Search the material for the word "React" and report each line where it turns up.

Recorded information ::
┄┄┄┄┄┄

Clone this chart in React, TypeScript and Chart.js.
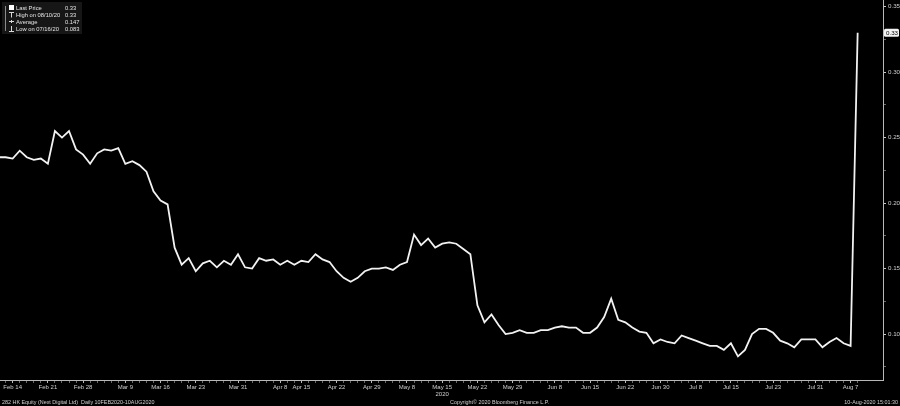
import React, { useEffect, useRef } from "react";
import { Chart, registerables } from "chart.js";

Chart.register(...registerables);

// Trading days (HK), 10 Feb 2020 – 10 Aug 2020
const dates: string[] = [
  "Feb 10", "Feb 11", "Feb 12", "Feb 13", "Feb 14", "Feb 17", "Feb 18", "Feb 19", "Feb 20", "Feb 21",
  "Feb 24", "Feb 25", "Feb 26", "Feb 27", "Feb 28",
  "Mar 2", "Mar 3", "Mar 4", "Mar 5", "Mar 6", "Mar 9", "Mar 10", "Mar 11", "Mar 12", "Mar 13",
  "Mar 16", "Mar 17", "Mar 18", "Mar 19", "Mar 20", "Mar 23", "Mar 24", "Mar 25", "Mar 26", "Mar 27",
  "Mar 30", "Mar 31",
  "Apr 1", "Apr 2", "Apr 3", "Apr 6", "Apr 7", "Apr 8", "Apr 9", "Apr 14", "Apr 15", "Apr 16",
  "Apr 17", "Apr 20", "Apr 21", "Apr 22", "Apr 23", "Apr 24", "Apr 27", "Apr 28", "Apr 29",
  "May 4", "May 5", "May 6", "May 7", "May 8", "May 11", "May 12", "May 13", "May 14", "May 15",
  "May 18", "May 19", "May 20", "May 21", "May 22", "May 25", "May 26", "May 27", "May 28", "May 29",
  "Jun 1", "Jun 2", "Jun 3", "Jun 4", "Jun 5", "Jun 8", "Jun 9", "Jun 10", "Jun 11", "Jun 12",
  "Jun 15", "Jun 16", "Jun 17", "Jun 18", "Jun 19", "Jun 22", "Jun 23", "Jun 24", "Jun 26",
  "Jun 29", "Jun 30",
  "Jul 2", "Jul 3", "Jul 6", "Jul 7", "Jul 8", "Jul 9", "Jul 10", "Jul 13", "Jul 14", "Jul 15",
  "Jul 16", "Jul 17", "Jul 20", "Jul 21", "Jul 22", "Jul 23", "Jul 24", "Jul 27", "Jul 28", "Jul 29",
  "Jul 30", "Jul 31",
  "Aug 3", "Aug 4", "Aug 5", "Aug 6", "Aug 7", "Aug 10",
];

const prices: number[] = [
  0.236, 0.235, 0.235, 0.235, 0.234, 0.240, 0.235, 0.233, 0.234, 0.230,
  0.255, 0.250, 0.255, 0.241, 0.237,
  0.230, 0.238, 0.241, 0.240, 0.242, 0.230, 0.232, 0.229, 0.224, 0.209,
  0.202, 0.199, 0.166, 0.153, 0.158, 0.148, 0.154, 0.156, 0.151, 0.156,
  0.153, 0.161,
  0.151, 0.150, 0.158, 0.156, 0.157, 0.153, 0.156, 0.153, 0.156, 0.155,
  0.161, 0.157, 0.155, 0.148, 0.143, 0.140, 0.143, 0.148, 0.150,
  0.150, 0.151, 0.149, 0.153, 0.155, 0.176, 0.168, 0.173, 0.166, 0.169,
  0.170, 0.169, 0.165, 0.161, 0.122, 0.109, 0.115, 0.107, 0.100, 0.101,
  0.103, 0.101, 0.101, 0.103, 0.103, 0.105, 0.106, 0.105, 0.105, 0.101,
  0.101, 0.105, 0.113, 0.127, 0.111, 0.109, 0.105, 0.102, 0.101,
  0.093, 0.096,
  0.094, 0.093, 0.099, 0.097, 0.095, 0.093, 0.091, 0.091, 0.088, 0.093,
  0.083, 0.088, 0.100, 0.104, 0.104, 0.101, 0.095, 0.093, 0.090, 0.096,
  0.096, 0.096,
  0.090, 0.094, 0.097, 0.093, 0.091, 0.330,
];

const tickDates: string[] = [
  "Feb 14", "Feb 21", "Feb 28", "Mar 9", "Mar 16", "Mar 23", "Mar 31", "Apr 8", "Apr 15",
  "Apr 22", "Apr 29", "May 8", "May 15", "May 22", "May 29", "Jun 8", "Jun 15", "Jun 22",
  "Jun 30", "Jul 8", "Jul 15", "Jul 23", "Jul 31", "Aug 7",
];
const yearLabelDate = "May 15";
const yearLabel = "2020";

const yTickValues: number[] = [
  0.075, 0.1, 0.125, 0.15, 0.175, 0.2, 0.225, 0.25, 0.275, 0.3, 0.325, 0.35,
];
const yLabelValues: number[] = [0.1, 0.15, 0.2, 0.25, 0.3, 0.35];

const legendLabels: string[] = ["Last Price", "High on 08/10/20", "Average", "Low on 07/16/20"];
const legendValues: string[] = ["0.33", "0.33", "0.147", "0.083"];
const lastPriceLabel = "0.33";

const footerLeft = "282 HK Equity (Next Digital Ltd)  Daily 10FEB2020-10AUG2020";
const footerCenter = "Copyright\u00A9 2020 Bloomberg Finance L.P.";
const footerRight = "10-Aug-2020 15:01:30";

const FONT = '"Liberation Sans", Arial, sans-serif';

const overlayPlugin = {
  id: "bbgOverlay",
  afterDraw(chart: any) {
    const ctx: CanvasRenderingContext2D = chart.ctx;
    const ys = chart.scales.y;
    ctx.save();

    // legend box
    ctx.fillStyle = "#161616";
    ctx.fillRect(2, 2, 80, 32);
    ctx.strokeStyle = "#8a8a8a";
    ctx.lineWidth = 1;
    ctx.beginPath();
    ctx.moveTo(5.5, 6);
    ctx.lineTo(5.5, 31);
    ctx.stroke();
    ctx.fillStyle = "#ffffff";
    ctx.fillRect(9, 5, 5, 5);
    ctx.strokeStyle = "#d8d8d8";
    ctx.beginPath();
    ctx.moveTo(9, 12.5);
    ctx.lineTo(14, 12.5);
    ctx.moveTo(11.5, 12.5);
    ctx.lineTo(11.5, 17.5);
    ctx.stroke();
    ctx.beginPath();
    ctx.moveTo(9, 21.5);
    ctx.lineTo(14, 21.5);
    ctx.moveTo(11.5, 20);
    ctx.lineTo(11.5, 23);
    ctx.stroke();
    ctx.beginPath();
    ctx.moveTo(11.5, 26);
    ctx.lineTo(11.5, 31.5);
    ctx.moveTo(9, 31.5);
    ctx.lineTo(14, 31.5);
    ctx.stroke();

    ctx.font = `5.8px ${FONT}`;
    ctx.textBaseline = "middle";
    ctx.fillStyle = "#e4e4e4";
    const rowsY = [8, 15, 22, 29];
    legendLabels.forEach((lab, i) => {
      ctx.textAlign = "left";
      ctx.fillText(lab, 16, rowsY[i]);
      ctx.fillText(legendValues[i], 65, rowsY[i]);
    });

    // last price marker on the axis
    const py = ys.getPixelForValue(prices[prices.length - 1]);
    ctx.fillStyle = "#f4f4f4";
    ctx.beginPath();
    (ctx as any).roundRect(884, py - 4, 15, 8, 1.5);
    ctx.fill();
    ctx.fillStyle = "#000000";
    ctx.font = `6.2px ${FONT}`;
    ctx.textAlign = "left";
    ctx.fillText(lastPriceLabel, 886, py + 0.5);

    // footer
    ctx.font = `5.4px ${FONT}`;
    ctx.fillStyle = "#cfcfcf";
    ctx.textBaseline = "alphabetic";
    ctx.textAlign = "left";
    ctx.fillText(footerLeft, 2, 404);
    ctx.fillText(footerCenter, 450, 404);
    ctx.textAlign = "right";
    ctx.fillText(footerRight, 898, 404);

    ctx.restore();
  },
};

export default function App() {
  const canvasRef = useRef<HTMLCanvasElement | null>(null);

  useEffect(() => {
    const canvas = canvasRef.current;
    if (!canvas) return;
    Chart.defaults.font.family = FONT;

    const chart = new Chart(canvas, {
      type: "line",
      data: {
        datasets: [
          {
            data: prices.map((p, i) => ({ x: i, y: p })),
            borderColor: "#f2f2f2",
            borderWidth: 1.8,
            pointRadius: 0,
            tension: 0,
            fill: false,
          },
        ],
      },
      options: {
        animation: false,
        responsive: false,
        maintainAspectRatio: false,
        layout: { padding: 0 },
        plugins: {
          legend: { display: false },
          tooltip: { enabled: false },
        },
        scales: {
          x: {
            type: "linear",
            position: "bottom",
            min: 2.2,
            max: 127.6,
            afterBuildTicks: (s: any) => {
              s.ticks = dates
                .map((_, i) => ({ value: i }))
                .filter((t) => t.value >= 3);
            },
            afterFit: (s: any) => {
              s.height = 26;
              s.paddingLeft = 0;
              s.paddingRight = 0;
            },
            grid: {
              display: true,
              drawOnChartArea: false,
              drawTicks: true,
              tickLength: 3,
              tickColor: (c: any) =>
                tickDates.includes(dates[Math.round(c.tick?.value ?? -1)]) ? "#bbbbbb" : "#6a6a6a",
            },
            border: { display: true, color: "#b8b8b8", width: 1 },
            ticks: {
              autoSkip: false,
              maxRotation: 0,
              minRotation: 0,
              padding: 1,
              color: "#cfcfcf",
              font: { size: 6, family: FONT },
              callback: (v: any) => {
                const d = dates[Math.round(Number(v))];
                if (!d || !tickDates.includes(d)) return "";
                return d === yearLabelDate ? [d, yearLabel] : d;
              },
            },
          },
          y: {
            type: "linear",
            position: "right",
            min: 0.065,
            max: 0.355,
            afterBuildTicks: (s: any) => {
              s.ticks = yTickValues.map((v) => ({ value: v }));
            },
            afterFit: (s: any) => {
              s.width = 17;
              s.paddingTop = 0;
              s.paddingBottom = 0;
            },
            grid: {
              display: true,
              drawOnChartArea: false,
              drawTicks: true,
              tickLength: 3,
              tickColor: (c: any) =>
                yLabelValues.some((v) => Math.abs(v - (c.tick?.value ?? 0)) < 1e-6)
                  ? "#c8c8c8"
                  : "#6a6a6a",
            },
            border: { display: true, color: "#b8b8b8", width: 1 },
            ticks: {
              padding: 2,
              color: "#cfcfcf",
              font: { size: 6.2, family: FONT },
              callback: (v: any) => {
                const n = Number(v);
                return yLabelValues.some((x) => Math.abs(x - n) < 1e-6) ? n.toFixed(2) : "";
              },
            },
          },
        },
      },
      plugins: [overlayPlugin],
    } as any);

    return () => chart.destroy();
  }, []);

  return (
    <div
      style={{
        position: "fixed",
        left: 0,
        top: 0,
        width: 900,
        height: 406,
        background: "#000000",
      }}
    >
      <canvas ref={canvasRef} width={900} height={406} style={{ display: "block" }} />
    </div>
  );
}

┄┄┄┄┄┄

Worked answer ::
Clone this chart in React, TypeScript and Chart.js.
import React, { useEffect, useRef } from "react";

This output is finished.